Two of the players in the movie, both before and behind camera, are still also very much around and active in the industry. Abuel can still be seen in the occasional teleserye as well as in theater, a reliable veteran of the craft. His old movies can also be viewed on PBO. Scriptwriter Doy del Mundo is still teaching at La Salle and making quietly independent films and documentaries, with an ear sharp as ever for dialogue, as he had in adapting Edgardo Reyes’ novel for the screen. Mike de Leon of course was cinematographer and co-producer, the semi-recluse who graced the premier along with Abuel.
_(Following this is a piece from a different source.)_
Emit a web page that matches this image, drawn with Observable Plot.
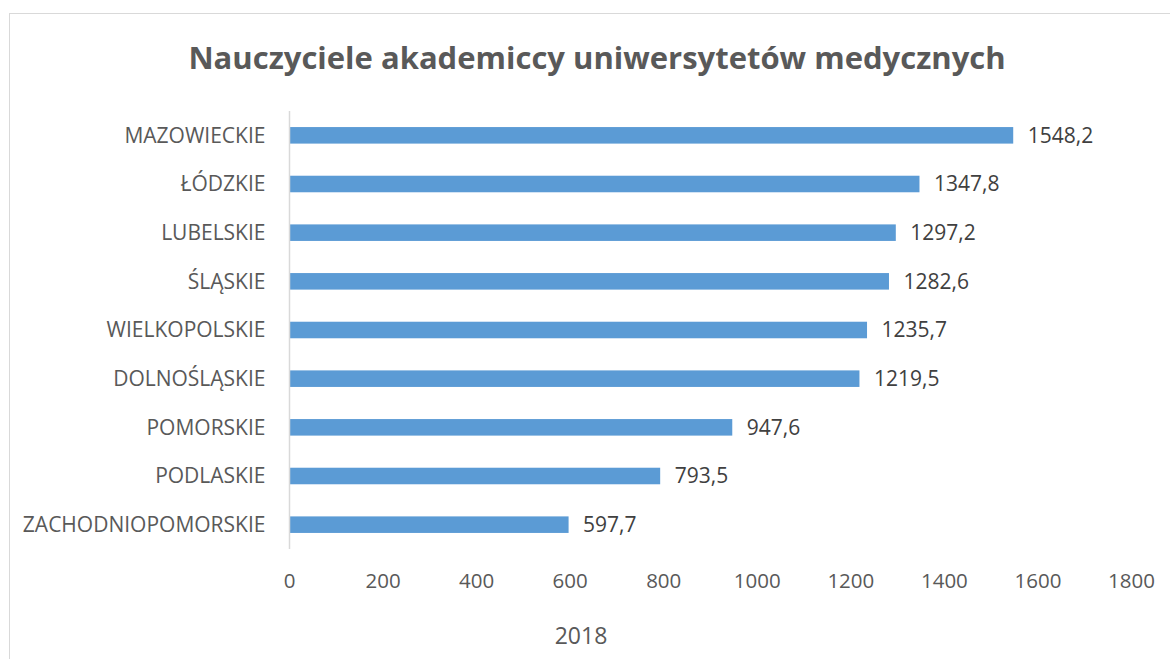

Roco is now a fixture in both mainstream and indie cinema, having lately appeared with Nora Aunor in Brillante Mendoza’s Thy Womb. He has sons who have also become actors. Koronel, now US-based, lands regular roles in TV and film, among the latest of which concerns the other woman template, this time as not the other woman, but mother of one of the protagonists caught in yet another never-ending triangle. She was, however, unbeatable in that quintessential Baguio film, De Leon’s Kung Mangarap Ka’t Magising.

Brocka for his part has long been dead, victim of a car crash in the early ’90s. There’s been talk that the actor Alan Paule was at the wheel, but we never know how much of that is apocrypha. Paule was the lead in one of the National Artist’s last films, Macho Dancer.

The headlines have read how Maynila sa mga Kuko ng Liwanag has returned to UP, which was where Brocka had the beginnings of his craft as artist, particularly in the campus theater group.  Which could be the best training ever, as Bernal and Tony Mabesa and even Eugene Domingo will tell you.

There was a hearty ovation at the end of screening at the nearly full Cine Adarna, and the acacias in Diliman, too, applauded lustily as a native son returned home, digitally restored, in the claws of light.